WHAT NEEDS TO BE DONE = Reproduce every record exactly as it appears, but not the pictures.

PROVIDED RECORDS =
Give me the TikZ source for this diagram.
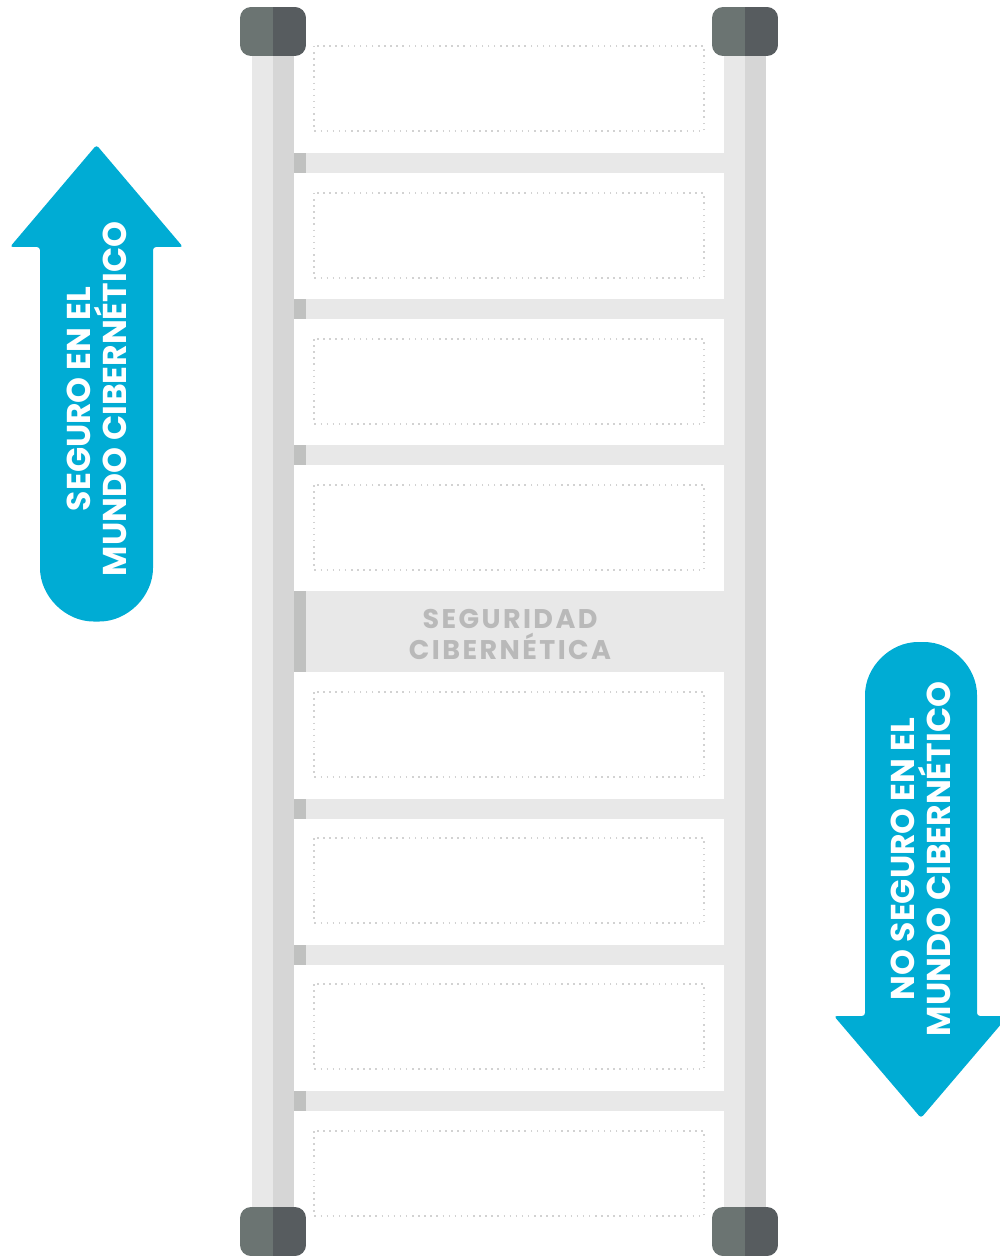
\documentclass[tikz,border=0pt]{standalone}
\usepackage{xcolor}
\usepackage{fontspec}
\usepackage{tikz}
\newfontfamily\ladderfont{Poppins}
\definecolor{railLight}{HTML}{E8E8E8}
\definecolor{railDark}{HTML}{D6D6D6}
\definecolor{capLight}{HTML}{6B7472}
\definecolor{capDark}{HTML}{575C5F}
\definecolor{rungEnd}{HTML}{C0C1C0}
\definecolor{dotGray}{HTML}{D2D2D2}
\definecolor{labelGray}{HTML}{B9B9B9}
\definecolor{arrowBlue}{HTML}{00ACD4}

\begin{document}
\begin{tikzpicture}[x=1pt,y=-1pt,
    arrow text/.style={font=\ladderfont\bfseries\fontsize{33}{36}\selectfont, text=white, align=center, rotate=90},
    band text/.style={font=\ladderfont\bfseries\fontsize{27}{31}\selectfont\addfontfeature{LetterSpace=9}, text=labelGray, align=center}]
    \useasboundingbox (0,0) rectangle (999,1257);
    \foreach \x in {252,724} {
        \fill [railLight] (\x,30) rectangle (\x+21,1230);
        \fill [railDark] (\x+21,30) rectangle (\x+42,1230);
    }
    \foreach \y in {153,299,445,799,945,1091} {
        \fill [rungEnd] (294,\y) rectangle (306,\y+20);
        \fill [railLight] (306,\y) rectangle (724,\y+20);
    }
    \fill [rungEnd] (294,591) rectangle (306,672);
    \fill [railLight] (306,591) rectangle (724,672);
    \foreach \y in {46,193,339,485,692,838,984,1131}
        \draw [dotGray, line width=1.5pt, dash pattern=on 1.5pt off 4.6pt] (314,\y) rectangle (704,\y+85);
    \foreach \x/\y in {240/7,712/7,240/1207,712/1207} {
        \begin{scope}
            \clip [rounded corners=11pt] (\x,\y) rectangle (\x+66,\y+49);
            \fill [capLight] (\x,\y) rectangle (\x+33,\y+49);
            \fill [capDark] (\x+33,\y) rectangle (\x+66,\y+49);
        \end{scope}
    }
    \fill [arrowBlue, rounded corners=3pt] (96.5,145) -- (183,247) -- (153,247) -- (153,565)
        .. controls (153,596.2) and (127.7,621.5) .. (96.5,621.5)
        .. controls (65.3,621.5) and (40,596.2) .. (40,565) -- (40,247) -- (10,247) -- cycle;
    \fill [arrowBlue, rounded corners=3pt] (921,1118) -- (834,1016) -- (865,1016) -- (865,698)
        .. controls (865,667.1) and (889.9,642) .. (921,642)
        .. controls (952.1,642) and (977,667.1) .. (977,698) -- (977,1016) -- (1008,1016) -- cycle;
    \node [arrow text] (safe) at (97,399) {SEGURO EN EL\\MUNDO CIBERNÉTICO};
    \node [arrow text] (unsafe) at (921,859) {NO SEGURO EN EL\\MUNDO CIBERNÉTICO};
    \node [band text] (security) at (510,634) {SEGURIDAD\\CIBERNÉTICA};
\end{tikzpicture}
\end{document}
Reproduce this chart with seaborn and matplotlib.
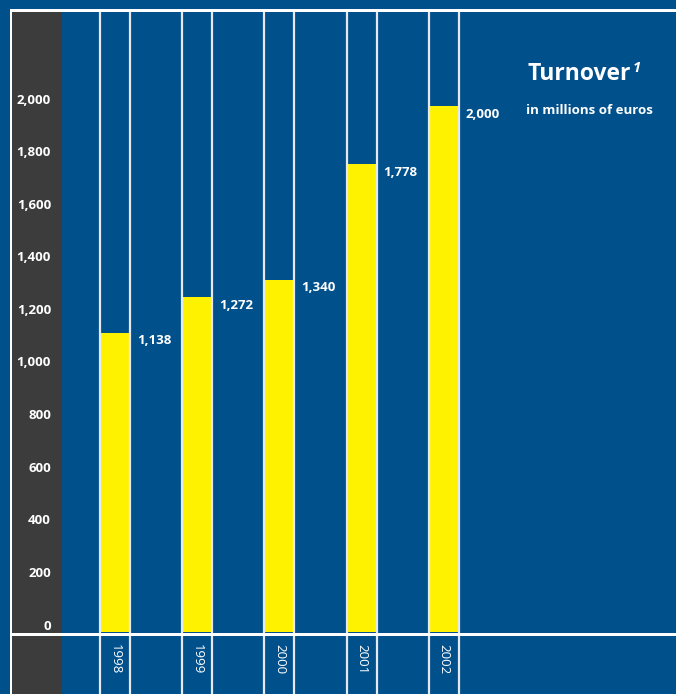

FINISHED TASK =
Give me the TikZ source for this diagram.
\documentclass[tikz,border=0pt]{standalone}
\usepackage{xcolor}
\usepackage{fontspec}
\usepackage{tikz}
\newfontfamily\ladderfont{Poppins}
\definecolor{railLight}{HTML}{E8E8E8}
\definecolor{railDark}{HTML}{D6D6D6}
\definecolor{capLight}{HTML}{6B7472}
\definecolor{capDark}{HTML}{575C5F}
\definecolor{rungEnd}{HTML}{C0C1C0}
\definecolor{dotGray}{HTML}{D2D2D2}
\definecolor{labelGray}{HTML}{B9B9B9}
\definecolor{arrowBlue}{HTML}{00ACD4}

\begin{document}
\begin{tikzpicture}[x=1pt,y=-1pt,
    arrow text/.style={font=\ladderfont\bfseries\fontsize{33}{36}\selectfont, text=white, align=center, rotate=90},
    band text/.style={font=\ladderfont\bfseries\fontsize{27}{31}\selectfont\addfontfeature{LetterSpace=9}, text=labelGray, align=center}]
    \useasboundingbox (0,0) rectangle (999,1257);
    \foreach \x in {252,724} {
        \fill [railLight] (\x,30) rectangle (\x+21,1230);
        \fill [railDark] (\x+21,30) rectangle (\x+42,1230);
    }
    \foreach \y in {153,299,445,799,945,1091} {
        \fill [rungEnd] (294,\y) rectangle (306,\y+20);
        \fill [railLight] (306,\y) rectangle (724,\y+20);
    }
    \fill [rungEnd] (294,591) rectangle (306,672);
    \fill [railLight] (306,591) rectangle (724,672);
    \foreach \y in {46,193,339,485,692,838,984,1131}
        \draw [dotGray, line width=1.5pt, dash pattern=on 1.5pt off 4.6pt] (314,\y) rectangle (704,\y+85);
    \foreach \x/\y in {240/7,712/7,240/1207,712/1207} {
        \begin{scope}
            \clip [rounded corners=11pt] (\x,\y) rectangle (\x+66,\y+49);
            \fill [capLight] (\x,\y) rectangle (\x+33,\y+49);
            \fill [capDark] (\x+33,\y) rectangle (\x+66,\y+49);
        \end{scope}
    }
    \fill [arrowBlue, rounded corners=3pt] (96.5,145) -- (183,247) -- (153,247) -- (153,565)
        .. controls (153,596.2) and (127.7,621.5) .. (96.5,621.5)
        .. controls (65.3,621.5) and (40,596.2) .. (40,565) -- (40,247) -- (10,247) -- cycle;
    \fill [arrowBlue, rounded corners=3pt] (921,1118) -- (834,1016) -- (865,1016) -- (865,698)
        .. controls (865,667.1) and (889.9,642) .. (921,642)
        .. controls (952.1,642) and (977,667.1) .. (977,698) -- (977,1016) -- (1008,1016) -- cycle;
    \node [arrow text] (safe) at (97,399) {SEGURO EN EL\\MUNDO CIBERNÉTICO};
    \node [arrow text] (unsafe) at (921,859) {NO SEGURO EN EL\\MUNDO CIBERNÉTICO};
    \node [band text] (security) at (510,634) {SEGURIDAD\\CIBERNÉTICA};
\end{tikzpicture}
\end{document}
Reproduce this chart with seaborn and matplotlib.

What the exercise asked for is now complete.